Izumi Kato's family home is in the city of Fukushima. On the day of the deadly tsunami, she was training in Shizuoka. The images she saw on TV from Fukushima frightened her, and the 200-meter individual medley swimmer frantically sent text messages to her mother back home.

“There still seem to be aftershocks.”

“An evacuation warning for those within 3 kilometers was announced!"

"Isn’t it close to Grandma’s house?”

Izumi's grandmother lived in the town of Okuma, where damaged Fukushima No. 1 nuclear power plant is located.

Izumi's mother, Kanoko, did her best to reassure her daughter.

“We’re fine here," she texted. "Just take care of yourself and do your best.”

A month after the earthquake, Izumi did unexpectedly poorly at a meet. She worried that she couldn’t focus on swimming. She returned home during the long holiday in May and learned more about the situation in Fukushima.

“I wanted them to be honest with me," she remembers. "I was shocked because I hadn’t realized how bad it was.”

During the long break from swimming, she saw her old coach and friends. Ten days later she returned to her training. “Swimming is really the only thing for me,” she says.

A year later, she became the first swimmer from Fukushima Prefecture to earn a spot in the Olympics.
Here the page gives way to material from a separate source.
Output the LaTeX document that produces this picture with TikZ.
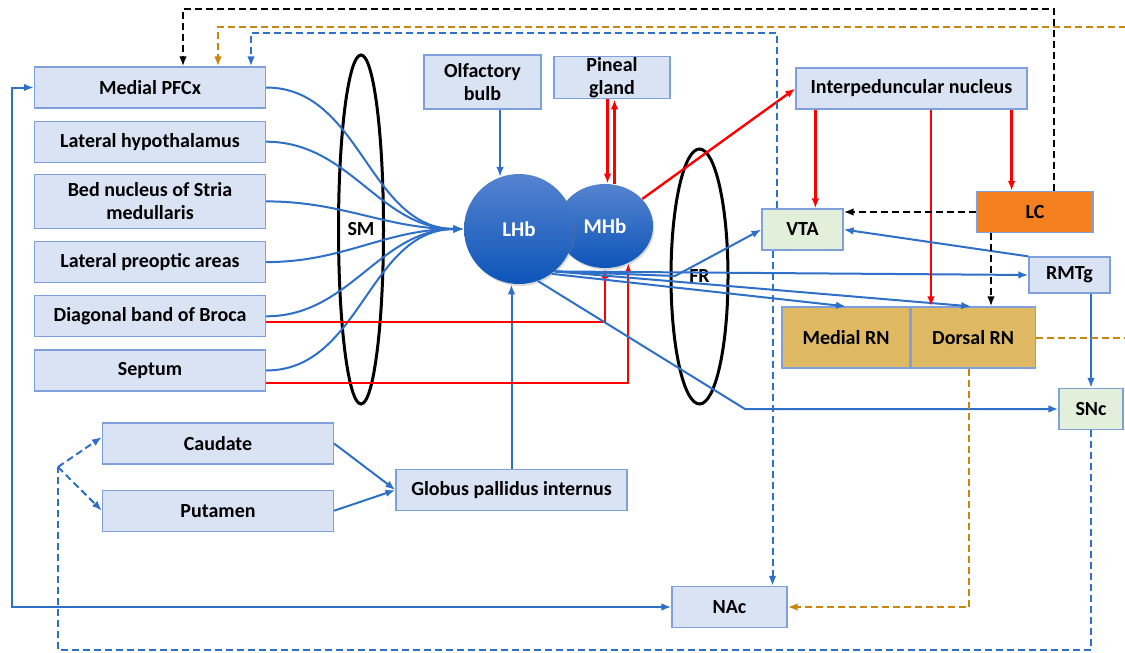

With the situation in Fukushima still uncertain, she helped in a signature-collecting campaign to build indoor pools so children in Fukushima can swim in safety.

* * *

Cyclist Yudai Nitta had been competing abroad on March 11. It was not until a month later when the 26-year-old was able to return to his family home in Fukushima Prefecture's Shirakawa.

The velodrome where he used to train had been badly damaged by the earthquake, and the roads he had cycled on every week were pitted and buckled. Wherever he went, he worried about radiation.

One after another, cyclists from the same area moved their training bases outside the prefecture. They asked Yudai to join them because of the danger, but he refused.

For the team sprint in London, Yudai paired up with Kazunari Watanabe, who is from the town of Futaba, Fukushima Prefecture.

“I now carry a lot of people’s emotions from Fukushima with me when I ride," Nitta says. "I want to prove to the world that Fukushima is all right.”